[Physics] Why does the LED turn off if the high current is going through the short

batterieselectric-circuitselectrical-resistancelight-emitting-diodesshort-circuits

None of the other questions related to short circuits seems to answer my question.

I understand how short circuits work theoretically, that if there is a path with no resistance in a circuit then all of the current would flow through the short, and not the rest of the circuit.

Applying Ohm's law V=IR:
5 Volts = Infinite Amps * 0 Ohms 
- or - 
5 Volts / 0 Ohms = Infinite Amps

I understand that this makes sense in a theoretical sense, but in the real world, even if you have a power source with no internal resistance (which, as I understand, none do) there's still a very small amount of resistance in the copper wire within the circuit itself. Therefore, a short circuit seems theoretically impossible in real life, yet I've replicated it when building simple circuits myself.
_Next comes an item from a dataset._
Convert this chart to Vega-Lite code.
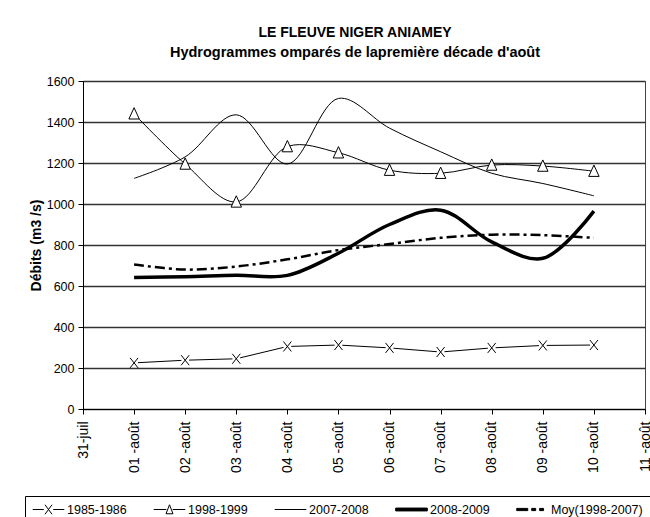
{
  "$schema": "https://vega.github.io/schema/vega-lite/v6.json",
  "width": 562,
  "height": 328,
  "autosize": {"type": "none"},
  "padding": {"left": 83, "top": 81, "right": 5, "bottom": 108},
  "background": "white",
  "title": {
    "text": "LE FLEUVE NIGER ANIAMEY",
    "subtitle": "Hydrogrammes omparés de lapremière décade d'août",
    "font": "Liberation Sans",
    "fontSize": 14,
    "fontWeight": "bold",
    "color": "black",
    "subtitleFont": "Liberation Sans",
    "subtitleFontSize": 14.5,
    "subtitleFontWeight": "bold",
    "subtitleColor": "black",
    "subtitlePadding": 6,
    "anchor": "middle",
    "dx": -9,
    "offset": 16
  },
  "config": {
    "font": "Liberation Sans",
    "view": {"stroke": "#444", "strokeWidth": 1}
  },
  "data": {
    "values": [
      {"date": "01 -août", "serie": "1985-1986", "value": 225},
      {"date": "02 -août", "serie": "1985-1986", "value": 238},
      {"date": "03 -août", "serie": "1985-1986", "value": 245},
      {"date": "04 -août", "serie": "1985-1986", "value": 305},
      {"date": "05 -août", "serie": "1985-1986", "value": 312},
      {"date": "06 -août", "serie": "1985-1986", "value": 298},
      {"date": "07 -août", "serie": "1985-1986", "value": 278},
      {"date": "08 -août", "serie": "1985-1986", "value": 298},
      {"date": "09 -août", "serie": "1985-1986", "value": 310},
      {"date": "10 -août", "serie": "1985-1986", "value": 312},
      {"date": "01 -août", "serie": "1998-1999", "value": 1440},
      {"date": "02 -août", "serie": "1998-1999", "value": 1195},
      {"date": "03 -août", "serie": "1998-1999", "value": 1010},
      {"date": "04 -août", "serie": "1998-1999", "value": 1280},
      {"date": "05 -août", "serie": "1998-1999", "value": 1250},
      {"date": "06 -août", "serie": "1998-1999", "value": 1165},
      {"date": "07 -août", "serie": "1998-1999", "value": 1150},
      {"date": "08 -août", "serie": "1998-1999", "value": 1190},
      {"date": "09 -août", "serie": "1998-1999", "value": 1185},
      {"date": "10 -août", "serie": "1998-1999", "value": 1160},
      {"date": "01 -août", "serie": "2007-2008", "value": 1125},
      {"date": "02 -août", "serie": "2007-2008", "value": 1230},
      {"date": "03 -août", "serie": "2007-2008", "value": 1435},
      {"date": "04 -août", "serie": "2007-2008", "value": 1195},
      {"date": "05 -août", "serie": "2007-2008", "value": 1515},
      {"date": "06 -août", "serie": "2007-2008", "value": 1370},
      {"date": "07 -août", "serie": "2007-2008", "value": 1255},
      {"date": "08 -août", "serie": "2007-2008", "value": 1150},
      {"date": "09 -août", "serie": "2007-2008", "value": 1100},
      {"date": "10 -août", "serie": "2007-2008", "value": 1040},
      {"date": "01 -août", "serie": "2008-2009", "value": 642},
      {"date": "02 -août", "serie": "2008-2009", "value": 645},
      {"date": "03 -août", "serie": "2008-2009", "value": 652},
      {"date": "04 -août", "serie": "2008-2009", "value": 652},
      {"date": "05 -août", "serie": "2008-2009", "value": 760},
      {"date": "06 -août", "serie": "2008-2009", "value": 900},
      {"date": "07 -août", "serie": "2008-2009", "value": 970},
      {"date": "08 -août", "serie": "2008-2009", "value": 815},
      {"date": "09 -août", "serie": "2008-2009", "value": 735},
      {"date": "10 -août", "serie": "2008-2009", "value": 965},
      {"date": "01 -août", "serie": "Moy(1998-2007)", "value": 705},
      {"date": "02 -août", "serie": "Moy(1998-2007)", "value": 680},
      {"date": "03 -août", "serie": "Moy(1998-2007)", "value": 695},
      {"date": "04 -août", "serie": "Moy(1998-2007)", "value": 730},
      {"date": "05 -août", "serie": "Moy(1998-2007)", "value": 775},
      {"date": "06 -août", "serie": "Moy(1998-2007)", "value": 805},
      {"date": "07 -août", "serie": "Moy(1998-2007)", "value": 835},
      {"date": "08 -août", "serie": "Moy(1998-2007)", "value": 850},
      {"date": "09 -août", "serie": "Moy(1998-2007)", "value": 848},
      {"date": "10 -août", "serie": "Moy(1998-2007)", "value": 835}
    ]
  },
  "encoding": {
    "x": {
      "field": "date",
      "type": "ordinal",
      "scale": {
        "type": "point",
        "padding": 0,
        "domain": ["31-juil", "01 -août", "02 -août", "03 -août", "04 -août", "05 -août", "06 -août", "07 -août", "08 -août", "09 -août", "10 -août", "11 -août"]
      },
      "axis": {
        "title": null,
        "labelAngle": -90,
        "labelFontSize": 14,
        "labelFont": "Liberation Sans",
        "labelColor": "black",
        "labelPadding": 7,
        "tickSize": 5,
        "tickColor": "black",
        "domainColor": "black",
        "grid": false
      }
    },
    "y": {
      "field": "value",
      "type": "quantitative",
      "scale": {"domain": [0, 1600], "nice": false},
      "axis": {
        "values": [0, 200, 400, 600, 800, 1000, 1200, 1400, 1600],
        "format": "d",
        "title": "Débits (m3 /s)",
        "titleFont": "Liberation Sans",
        "titleFontSize": 14,
        "titleFontWeight": "bold",
        "titleColor": "black",
        "titlePadding": 3,
        "labelFontSize": 12.5,
        "labelFont": "Liberation Sans",
        "labelColor": "black",
        "labelPadding": 4,
        "tickSize": 5,
        "tickColor": "black",
        "domainColor": "black",
        "gridColor": "#333",
        "gridWidth": 1.5
      }
    }
  },
  "layer": [
    {
      "mark": {"type": "point", "opacity": 0, "filled": false, "strokeWidth": 1},
      "encoding": {
        "shape": {
          "field": "serie",
          "type": "nominal",
          "scale": {
            "domain": ["1985-1986", "1998-1999", "2007-2008", "2008-2009", "Moy(1998-2007)"],
            "range": [
              "M-1,0L-0.3,0M0.3,0L1,0M-0.22,-0.3L0.22,0.3M-0.22,0.3L0.22,-0.3",
              "M-1,0L-0.2,0M0.2,0L1,0M0,-0.3L0.22,0.27L-0.22,0.27Z",
              "M-1,0L1,0",
              "M-1,-0.09L1,-0.09L1,0.09L-1,0.09Z",
              "M-1,-0.07L-0.3,-0.07L-0.3,0.07L-1,0.07ZM-0.05,-0.07L0.2,-0.07L0.2,0.07L-0.05,0.07ZM0.45,-0.07L0.7,-0.07L0.7,0.07L0.45,0.07Z"
            ]
          },
          "legend": {
            "title": null,
            "orient": "none",
            "legendX": -58,
            "legendY": 415,
            "direction": "horizontal",
            "strokeColor": "black",
            "fillColor": "white",
            "padding": 7,
            "symbolSize": 1000,
            "symbolOpacity": 1,
            "symbolStrokeWidth": 1,
            "clipHeight": 13,
            "labelFont": "Liberation Sans",
            "labelFontSize": 12.5,
            "labelColor": "black",
            "labelOffset": 2,
            "columnPadding": 26
          }
        },
        "fill": {
          "field": "serie",
          "type": "nominal",
          "scale": {
            "domain": ["1985-1986", "1998-1999", "2007-2008", "2008-2009", "Moy(1998-2007)"],
            "range": ["white", "white", "white", "black", "black"]
          }
        },
        "stroke": {
          "field": "serie",
          "type": "nominal",
          "scale": {
            "domain": ["1985-1986", "1998-1999", "2007-2008", "2008-2009", "Moy(1998-2007)"],
            "range": ["black", "black", "black", "black", "black"]
          }
        }
      }
    },
    {
      "transform": [{"filter": "datum.serie === '1985-1986'"}],
      "mark": {"type": "line", "color": "black", "strokeWidth": 1}
    },
    {
      "transform": [{"filter": "datum.serie === '1998-1999' || datum.serie === '2007-2008'"}],
      "mark": {"type": "line", "color": "black", "strokeWidth": 1, "interpolate": "catmull-rom"},
      "encoding": {
        "detail": {"field": "serie"}
      }
    },
    {
      "transform": [{"filter": "datum.serie === '2008-2009'"}],
      "mark": {"type": "line", "color": "black", "strokeWidth": 3.5, "interpolate": "catmull-rom"}
    },
    {
      "transform": [{"filter": "datum.serie === 'Moy(1998-2007)'"}],
      "mark": {"type": "line", "color": "black", "strokeWidth": 2.5, "strokeDash": [10, 4, 3, 4], "interpolate": "catmull-rom"}
    },
    {
      "transform": [{"filter": "datum.serie === '1985-1986'"}],
      "mark": {"type": "point", "shape": "square", "filled": true, "color": "white", "size": 60, "opacity": 1}
    },
    {
      "transform": [{"filter": "datum.serie === '1985-1986'"}],
      "mark": {"type": "point", "shape": "M-0.8,-1L0.8,1M-0.8,1L0.8,-1", "filled": false, "color": "black", "strokeWidth": 1, "size": 100, "opacity": 1}
    },
    {
      "transform": [{"filter": "datum.serie === '1998-1999'"}],
      "mark": {"type": "point", "shape": "M0,-1L0.85,0.85L-0.85,0.85Z", "filled": true, "fill": "white", "stroke": "black", "strokeWidth": 1, "size": 150, "opacity": 1}
    }
  ]
}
In one electronics experiment I did that demonstrated a short circuit, I connected a 1.5V AA battery to a resister and LED in series. The LED lit up. The instructions for the experiment instructed me to take another wire and connect it to the circuit over the resistor and the LED, one end on each side. This shorted the circuit and the LED turned off. I removed the extra wire after a few seconds and the LED came back on.

This is what I don't understand. I understand the wire I connected across the resister and LED should have a very high amount of current.

Given a foot long 20 guage copper wire has 0.01 Ohms of resistance and 2 AA batteries have 3 Volts together, the wire used to create the short should have had 300 Amps of electricity going through it. Still a lot but not infinite. Shouldn't the path with the LED still have the same amount of current, based on it's resistance, whether the extra wire is there or not?

This seems to checkout in a simulation I've run as well using this tool:
http://www.falstad.com/circuit/circuitjs.html

This first image represents a simple circuit where current flows against a normal amount of resistance. 5 volts and 100 Ohms of resistants yields 50mA as you'd expect
first circuit

In this example, I've shorted the circuit with a copper wire with 0.01 Ohms of resistance. Now we have 500 Amps of current across the short, but we STILL have 50mA across the original circuit. Thus the effect I saw in my electronics experiment didn't carry out in the simulation.
second circuit

TL;DR: Why does the LED turn off if the high current is going through the short?

Best Answer

If I'm reading your post right, I don't think you're asking the question you mean to ask. You understand that 0 resistance is not needed for a short, all that is needed is very low resistance so the current is very high. Of course zero resistance is impossible, but as you say a very low resistance can result in a very high (though not infinite) current.

Your actual question seems to be "Why does the LED turn off if the high current is going through the short?". And the answer is that a voltage source (like a battery) can only supply so much current. Some Googling seems to suggest that a typical battery can only deliver around $1\, \mathrm{A}$ of current or thereabouts; I don't know if this is exactly right, but it certainly is much less that $300\, \mathrm{A}$.

Applying this to your simulation, let's say the short has 1 amp going through it. This implies a voltage drop of $0.01\, \mathrm{V}$, so the other resistance has $0.01\, \mathrm{mA}$ of current, probably not enough to power an LED.